Saturday, 16 August 2025

Tim Harford on unintended consequences

In the Financial Times last month, Tim Harford (who is always an interesting read) had a good piece on unintended consequences (paywalled, but available ungated on his website). It covers a number of examples of unintended consequences, including the (possibly apocryphal) 'cobra effect':

It describes an attempt by the British Raj to rid Delhi of its cobras by paying a bounty for each cobra skin, thus encouraging a thriving cobra-farming industry.

However, Harford devotes more attention to a more recent example that is definitely not an urban myth, where:

...the Straits Times and Climate Home News recently reported on a striking scheme in Melaka, Malaysia, where locals were selling cooking oil that would eventually be used to supply European producers of aviation fuel. The underlying idea of turning a waste product, used cooking oil, into something that can be blended into aviation fuel seems as appealing as getting the cobras out of Delhi. Cooking oil starts tasting bad after being used for frying three to five times, but as an input to aviation fuel, used oil is perfectly good.

At this point two intriguing forces intersect: European governments are demanding that airlines use more biofuels from sustainable sources — used cooking oil being one — while the Malaysian government subsidises cooking oil. This means that in Malaysia buying fresh oil is cheap and selling used oil is lucrative. If you run a food stall or restaurant in Malaysia, you can buy subsidised fresh oil, fry food a few times, then sell the waste oil at a profit. It’s a nice side-hustle.

The trouble is, writes financial journalist Matt Levine, “If you don’t run a restaurant, you can buy fresh cooking oil for $0.60, not use it to fry food any times, and then say, ‘Oh, yeah we totally used this oil,’ and sell it to a refiner for $1.” That seems a simpler and more scalable way to proceed. It certainly cuts out the precarious, time-consuming hassle of actually running a restaurant. It is hard to know how much fresh oil is being resold this way, but fraudsters have both the motive and the opportunity. Climate Home news notes that Malaysia collects an astonishing volume of “used” cooking oil: more per person than anywhere else, and two and a half times as much as second-placed Singapore.

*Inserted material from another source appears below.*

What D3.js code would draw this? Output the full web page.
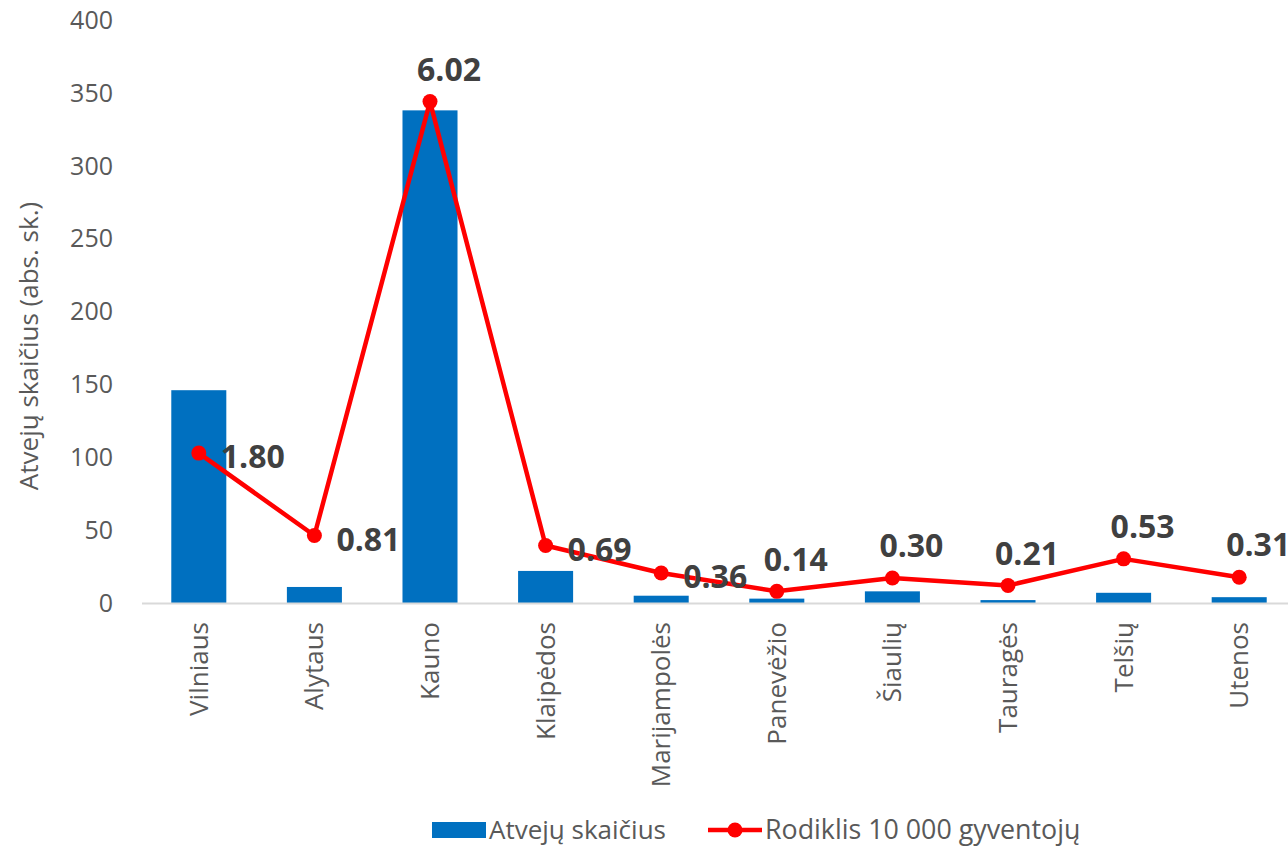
<!DOCTYPE html>
<html><head><meta charset="utf-8">
<script src="https://cdn.jsdelivr.net/npm/d3@7"></script>
<style>
html,body{margin:0;padding:0;background:#fff;}
svg{display:block;font-family:"Open Sans",sans-serif;}
</style></head>
<body>
<svg id="chart" width="1288" height="846"></svg>
<script>
const categories = ["Vilniaus","Alytaus","Kauno","Klaipėdos","Marijampolės","Panevėžio","Šiaulių","Tauragės","Telšių","Utenos"];
const cases = [146, 11, 338, 22, 5, 3, 8, 2, 7, 4];
const rates = [1.80, 0.81, 6.02, 0.69, 0.36, 0.14, 0.30, 0.21, 0.53, 0.31];
const labelPlacement = ["right","right","above","right","right","above","above","above","above","above"];
const yTicks = [0, 50, 100, 150, 200, 250, 300, 350, 400];
const seriesNames = ["Atvejų skaičius", "Rodiklis 10 000 gyventojų"];
const yTitle = "Atvejų skaičius (abs. sk.)";

const svg = d3.select("#chart");
const x = d3.scaleBand().domain(categories).range([141, 1297]).paddingInner(0.524).paddingOuter(0.262);
const y = d3.scaleLinear().domain([0, 400]).range([603, 20]);
const y2 = d3.scaleLinear().domain([0, 7]).range([603, 20]);

const blue = "#0070C0", red = "#FF0000", grey = "#595959";

// y axis tick labels
svg.append("g").selectAll("text").data(yTicks).join("text")
  .attr("x", 113).attr("y", d => y(d)).attr("dy", "0.35em")
  .attr("text-anchor", "end").attr("fill", grey).attr("font-size", 25)
  .text(d => d);

// y title
svg.append("text").attr("transform", `translate(38,346) rotate(-90)`)
  .attr("text-anchor", "middle").attr("fill", grey).attr("font-size", 26)
  .text(yTitle);

// bars
svg.append("g").selectAll("rect").data(cases).join("rect")
  .attr("x", (d, i) => x(categories[i])).attr("width", x.bandwidth())
  .attr("y", d => y(d)).attr("height", d => y(0) - y(d)).attr("fill", blue);

// axis line
svg.append("line").attr("x1", 142).attr("x2", 1288).attr("y1", 603.5).attr("y2", 603.5)
  .attr("stroke", "#d9d9d9").attr("stroke-width", 2);

// x labels
svg.append("g").selectAll("text").data(categories).join("text")
  .attr("transform", d => `translate(${x(d) + x.bandwidth() / 2 + 9},622) rotate(-90)`)
  .attr("text-anchor", "end").attr("fill", grey).attr("font-size", 26)
  .text(d => d);

// line
const cx = i => x(categories[i]) + x.bandwidth() / 2;
svg.append("path").datum(rates)
  .attr("d", d3.line().x((d, i) => cx(i)).y(d => y2(d)))
  .attr("fill", "none").attr("stroke", red).attr("stroke-width", 4.5).attr("stroke-linejoin", "round");
svg.append("g").selectAll("circle").data(rates).join("circle")
  .attr("cx", (d, i) => cx(i)).attr("cy", d => y2(d)).attr("r", 7.5).attr("fill", red);

// data labels
svg.append("g").selectAll("text").data(rates).join("text")
  .attr("x", (d, i) => labelPlacement[i] === "right" ? cx(i) + 22 : cx(i) + 19)
  .attr("y", (d, i) => labelPlacement[i] === "right" ? y2(d) + 4 : y2(d) - 32)
  .attr("dy", "0.35em")
  .attr("text-anchor", (d, i) => labelPlacement[i] === "right" ? "start" : "middle")
  .attr("fill", "#404040").attr("font-size", 32).attr("font-weight", "bold")
  .text(d => d.toFixed(2));

// legend
const lg = svg.append("g");
lg.append("rect").attr("x", 432).attr("y", 822).attr("width", 54).attr("height", 16).attr("fill", blue);
lg.append("text").attr("x", 489).attr("y", 830).attr("dy", "0.35em").attr("fill", grey).attr("font-size", 26).text(seriesNames[0]);
lg.append("line").attr("x1", 708).attr("x2", 762).attr("y1", 830).attr("y2", 830).attr("stroke", red).attr("stroke-width", 4.5);
lg.append("circle").attr("cx", 735).attr("cy", 830).attr("r", 7.5).attr("fill", red);
lg.append("text").attr("x", 765).attr("y", 830).attr("dy", "0.35em").attr("fill", grey).attr("font-size", 26.8).text(seriesNames[1]);
</script>
</body></html>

You can real the original stories on this on the Straits Times and Climate Home News. Incentives matter, and it is incentives that can create unintended consequences. When a policy like this goes wrong, it is often a failure to consider the incentives.

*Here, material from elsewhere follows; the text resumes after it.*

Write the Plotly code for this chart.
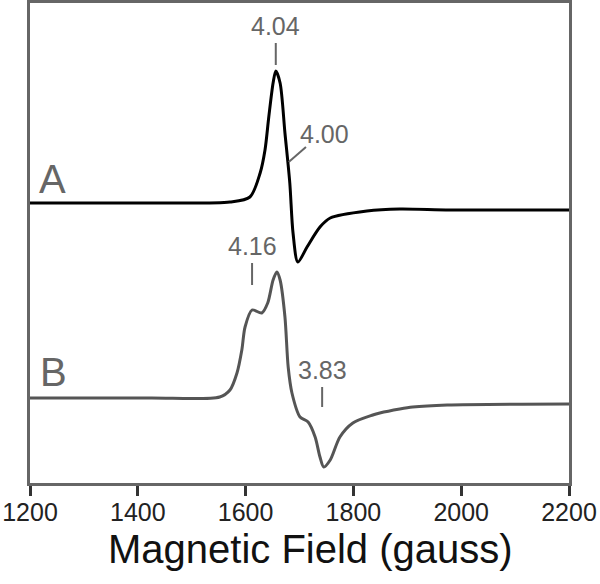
import plotly.graph_objects as go

# spectrum A (derivative signal, arbitrary units, baseline 0)
field_a = [1200, 1423, 1571, 1608, 1627, 1636, 1643, 1651, 1656, 1664, 1673, 1682,
           1688, 1697, 1714, 1738, 1757, 1825, 1886, 1979, 2200]
signal_a = [0, 0, 1, 6, 30, 53, 86, 120, 132, 120, 70, 20,
            -30, -59, -44, -24, -15, -8, -6, -7, -7]

# spectrum B
field_b = [1200, 1423, 1552, 1571, 1584, 1593, 1599, 1612, 1630, 1641, 1651, 1658,
           1664, 1673, 1679, 1686, 1701, 1716, 1729, 1738, 1745, 1757, 1775, 1799,
           1836, 1849, 1886, 1910, 1974, 2200]
signal_b = [0, 0, 1, 8, 25, 48, 71, 88, 85, 95, 118, 126,
            118, 81, 31, 5, -19, -24, -39, -59, -69, -62, -39, -25,
            -17, -15, -11, -9, -7, -6]

offset_a = 280
offset_b = 85

# g-value markers: label, field, tick top, tick bottom
g_labels = ["4.04", "4.16", "3.83"]
g_fields = [1656, 1612, 1742]
g_tick_top = [440, 220, 96]
g_tick_bottom = [418, 198, 76]

GREY = "#666666"
FONT = "Liberation Sans, Arial, sans-serif"

fig = go.Figure()
fig.add_trace(go.Scatter(
    x=field_a, y=[s + offset_a for s in signal_a], mode="lines",
    line=dict(color="#000000", width=3, shape="spline", smoothing=0.8),
    hoverinfo="skip"))
fig.add_trace(go.Scatter(
    x=field_b, y=[s + offset_b for s in signal_b], mode="lines",
    line=dict(color="#555555", width=3, shape="spline", smoothing=0.8),
    hoverinfo="skip"))

for lab, f, t, b in zip(g_labels, g_fields, g_tick_top, g_tick_bottom):
    fig.add_shape(type="line", x0=f, x1=f, y0=b, y1=t,
                  line=dict(color=GREY, width=2))
    fig.add_annotation(x=f, y=t, text=lab, showarrow=False, yanchor="bottom",
                       yshift=1, font=dict(size=25, color=GREY, family=FONT))

# 4.00 shoulder label with slanted leader
fig.add_shape(type="line", x0=1680, x1=1712, y0=321, y1=336,
              line=dict(color=GREY, width=2))
fig.add_annotation(x=1747, y=349, text="4.00", showarrow=False,
                   font=dict(size=25, color=GREY, family=FONT))

fig.add_annotation(x=1241, y=304, text="A", showarrow=False,
                   font=dict(size=40, color=GREY, family=FONT))
fig.add_annotation(x=1243, y=111, text="B", showarrow=False,
                   font=dict(size=40, color=GREY, family=FONT))

# axis title
fig.add_annotation(x=0.5195, y=-0.1375, xref="paper", yref="paper",
                   text="Magnetic Field (gauss)", showarrow=False,
                   xanchor="center", yanchor="middle",
                   font=dict(size=40, color="#111111", family=FONT))

fig.update_layout(
    width=600, height=584,
    margin=dict(l=30, r=31, t=3, b=101, autoexpand=False),
    paper_bgcolor="white", plot_bgcolor="white",
    showlegend=False,
    font=dict(family=FONT),
)
fig.update_xaxes(
    range=[1200, 2200], tickvals=[1200, 1400, 1600, 1800, 2000, 2200],
    showline=True, mirror=True, linecolor=GREY, linewidth=3,
    ticks="outside", ticklen=10, tickwidth=2.5, tickcolor="#333333",
    tickfont=dict(size=25, color="#222222"), ticklabelstandoff=-5,
    showgrid=False, zeroline=False, automargin=False,
)
fig.update_yaxes(
    range=[0, 480], showline=True, mirror=True, linecolor=GREY, linewidth=3,
    showticklabels=False, ticks="", showgrid=False, zeroline=False,
    automargin=False,
)

fig.write_html("out.html", config={"displayModeBar": False},
               post_script="document.body.style.margin='0';")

However, just because the consequences are unintended, that doesn't mean that they need be unanticipated. Policies should be subjected to a careful consideration of the incentive effects that they create, and importantly, how entrepreneurial folks might try to game the policy. Software developers have a practice of 'red teaming' new software (like generative AI tools) to test whether they can be hacked or used for no good. Perhaps governments need to start red teaming policy?